Laut einer Untersuchung des Bayerischen Landesamts für Umwelt aus dem Jahr 2013 waren zu diesem Zeitpunkt knapp 1,4 Milliarden Quadratmeter Gesamtfläche im Hochbau (neben Dächern auch Rohre, Böden und Dämmung) mit asbesthaltigen Materialien belastet. Es ist davon auszugehen, dass sich diese Zahl in den vergangenen drei Jahren (Stand 2016) nur geringfügig verringert hat. Die vorhandene Fläche Asbestzement betrug der Studie zufolge im Jahr 2013 in den alten Bundesländern ungefähr 900 Millionen Quadratmeter, wovon allein etwa 300 Millionen Quadratmeter auf unbeschichtete Platten entfielen. Für die Neuen Bundesländer schätzte das Bayrische Umweltamt die Fläche der meist unbeschichteten Asbestplatten auf circa 500 Millionen Quadratmeter.
Einer Einschätzung des Schieferproduzenten Rathscheck Schiefer zufolge sind in Deutschland derzeit bis zu 700 Millionen Quadratmeter Dachfläche mit asbesthaltigen Materialien belastet. Bei einer durchschnittlichen Dachfläche von 150 Quadratmetern für ein Einfamilienhaus entspräche das einer Gesamtzahl von 4,6 Millionen Häusern, die einer Asbestsanierung bedürfen.
Sachverständige gehen daher davon aus, dass es noch Jahrzehnte dauern wird, bis die letzte Asbestplatte von deutschen Dächern verschwunden ist. Während im Nachbarland Holland Hausbesitzer ab 2024 zu einer Asbestsanierung verpflichtet werden, erfolgt diese Maßnahme in Deutschland momentan noch auf freiwilliger Basis.
Wann ist eine Asbestsanierung des Daches angeraten?
Grundsätzlich geht von fest gebundenem Asbest in Faserzement nur ein geringes Risiko aus. Jedoch können durch Verwitterung oder mechanische Einwirkung gefährliche Asbestfasern aus Asbestdächern oder anderen im Außenbereich verbauten Asbestprodukten freigesetzt werden. Es ist also nur eine Frage der Zeit, bis Asbestplatten auf dem Dach zum Risikofaktor werden.
Ein wichtiges Indiz für eine Asbestbelastung ist das Baujahr Ihres Hauses. In Häusern, die zwischen 1950 und bis Anfang der 1990er-Jahre erbaut wurden, sei mit nahezu hundertprozentiger Wahrscheinlichkeit irgendwo Asbest zu finden, wie Thorsten Mußdorf, Geschäftsführer des Norddeutschen Asbestsanierungsverbandes (NAV), anmerkt.

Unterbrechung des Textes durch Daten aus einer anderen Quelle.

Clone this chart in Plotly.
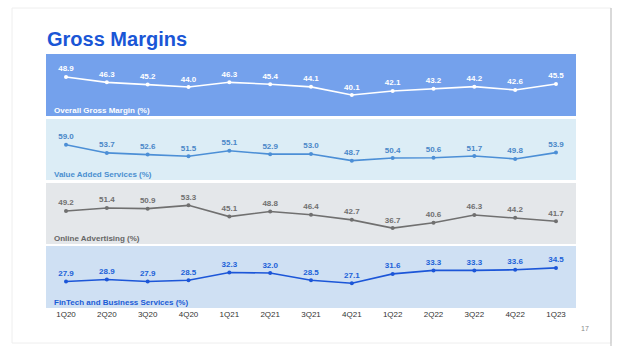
import plotly.graph_objects as go

quarters = ["1Q20", "2Q20", "3Q20", "4Q20", "1Q21", "2Q21", "3Q21", "4Q21",
            "1Q22", "2Q22", "3Q22", "4Q22", "1Q23"]
overall = [48.9, 46.3, 45.2, 44.0, 46.3, 45.4, 44.1, 40.1, 42.1, 43.2, 44.2, 42.6, 45.5]
vas = [59.0, 53.7, 52.6, 51.5, 55.1, 52.9, 53.0, 48.7, 50.4, 50.6, 51.7, 49.8, 53.9]
online_ad = [49.2, 51.4, 50.9, 53.3, 45.1, 48.8, 46.4, 42.7, 36.7, 40.6, 46.3, 44.2, 41.7]
fintech = [27.9, 28.9, 27.9, 28.5, 32.3, 32.0, 28.5, 27.1, 31.6, 33.3, 33.3, 33.6, 34.5]

panel_titles = ["Overall Gross Margin (%)", "Value Added Services (%)",
                "Online Advertising (%)", "FinTech and Business Services (%)"]
series = [overall, vas, online_ad, fintech]

W, H = 624, 353
L, R, T, B = 46, 576, 54, 308
ph = B - T

panels_px = [(54, 116), (119, 180), (183, 244), (246, 308)]
yranges = [[29.9, 60.1], [36.2, 75.6], [25.1, 69.6], [15.1, 45.1]]
bgs = ["#74A1EC", "#DCEDF6", "#E4E7EA", "#CFE0F3"]
line_cols = ["#FFFFFF", "#4C8FD6", "#707070", "#1C56D8"]
text_cols = ["#FFFFFF", "#4A87C8", "#707070", "#2060D8"]
title_cols = ["#FFFFFF", "#4A8FD0", "#666666", "#1A5BD6"]

FONT = "Liberation Sans, Arial, sans-serif"

fig = go.Figure()
x = list(range(len(quarters)))
shapes = []
annotations = []

for i, (vals, (y0, y1)) in enumerate(zip(series, panels_px)):
    ax = "" if i == 0 else str(i + 1)
    fig.add_trace(go.Scatter(
        x=x, y=vals, mode="lines+markers+text",
        text=[f"<b>{v:.1f}</b>" for v in vals], textposition="top center",
        textfont=dict(family=FONT, size=8, color=text_cols[i]),
        line=dict(color=line_cols[i], width=1.6),
        marker=dict(color=line_cols[i], size=4),
        xaxis="x" + ax, yaxis="y" + ax, showlegend=False, cliponaxis=False,
    ))
    dom = [(B - y1) / ph, (B - y0) / ph]
    fig.layout["yaxis" + ax] = dict(domain=dom, range=yranges[i], visible=False,
                                    fixedrange=True)
    fig.layout["xaxis" + ax] = dict(
        domain=[0, 1], range=[-0.49, 12.49], anchor="y" + ax,
        showgrid=False, zeroline=False, showline=False,
        tickmode="array", tickvals=x, ticktext=quarters,
        showticklabels=(i == 3), ticks="",
        tickfont=dict(family=FONT, size=8, color="#333333"),
    )
    shapes.append(dict(type="rect", xref="paper", yref="paper",
                       x0=0, x1=1, y0=dom[0], y1=dom[1],
                       fillcolor=bgs[i], line=dict(width=0), layer="below"))
    annotations.append(dict(
        text=f"<b>{panel_titles[i]}</b>", xref="paper", yref="paper",
        x=(52 - L) / (R - L), y=(B - (y1 - 6)) / ph, xanchor="left", yanchor="middle",
        showarrow=False, font=dict(family=FONT, size=8, color=title_cols[i])))

# slide frame
def px_x(p):
    return (p - L) / (R - L)

def px_y(p):
    return (B - p) / ph

shapes.append(dict(type="rect", xref="paper", yref="paper",
                   x0=px_x(12), x1=px_x(611), y0=px_y(343), y1=px_y(8),
                   line=dict(color="#EEEEEE", width=1), layer="below"))
shapes.append(dict(type="line", xref="paper", yref="paper",
                   x0=px_x(611), x1=px_x(611), y0=px_y(346), y1=px_y(8),
                   line=dict(color="#BBBBBB", width=1)))

annotations.append(dict(text="<b>Gross Margins</b>", xref="paper", yref="paper",
                        x=px_x(45), y=px_y(39), xanchor="left", yanchor="middle",
                        showarrow=False,
                        font=dict(family=FONT, size=20, color="#1A56D6")))
annotations.append(dict(text="17", xref="paper", yref="paper",
                        x=px_x(585), y=px_y(328), xanchor="center", yanchor="middle",
                        showarrow=False, font=dict(family=FONT, size=7, color="#888888")))

fig.update_layout(
    width=W, height=H,
    margin=dict(l=L, r=W - R, t=T, b=H - B, pad=0),
    paper_bgcolor="white", plot_bgcolor="rgba(0,0,0,0)",
    shapes=shapes, annotations=annotations,
    font=dict(family=FONT),
)

fig.write_html("out.html", config={"displayModeBar": False})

Sicherheit kann allerdings nur eine Probenuntersuchung unter dem Raster-Elektronenmikroskop liefern.
Im Verdachtsfall sollten Sie daher unbedingt einen zertifizierten Sachverständigen hinzuziehen, bevor Sie eigenmächtig irgendwelche Arbeiten an verdächtigen Materialien vornehmen. Bei der Bearbeitung von Produkten aus Asbestzement können bei unsachgemäßem Vorgehen große Mengen Asbeststaub freigesetzt werden. Riskant sind vor allem Arbeitsverfahren, bei denen der Asbestzement mechanisch bearbeitet (bohren, sägen, schleifen, fräsen) beziehungsweise zerstört (zerbrochen, zerschlagen) wird. Schon beim vermeintlich harmlosen Streichen oder Dampfstrahlen kann gefährlicher Abrieb entstehen.
Ein hinzugezogener Experte kann nicht nur die tatsächliche Asbestbelastung feststellen und das Risiko einschätzen. Seine Bestätigung einer Asbestbelastung brauchen Sie außerdem, wenn Sie eine eventuell nötige Asbestsanierung als außergewöhnliche Belastung von der Steuer absetzen wollen.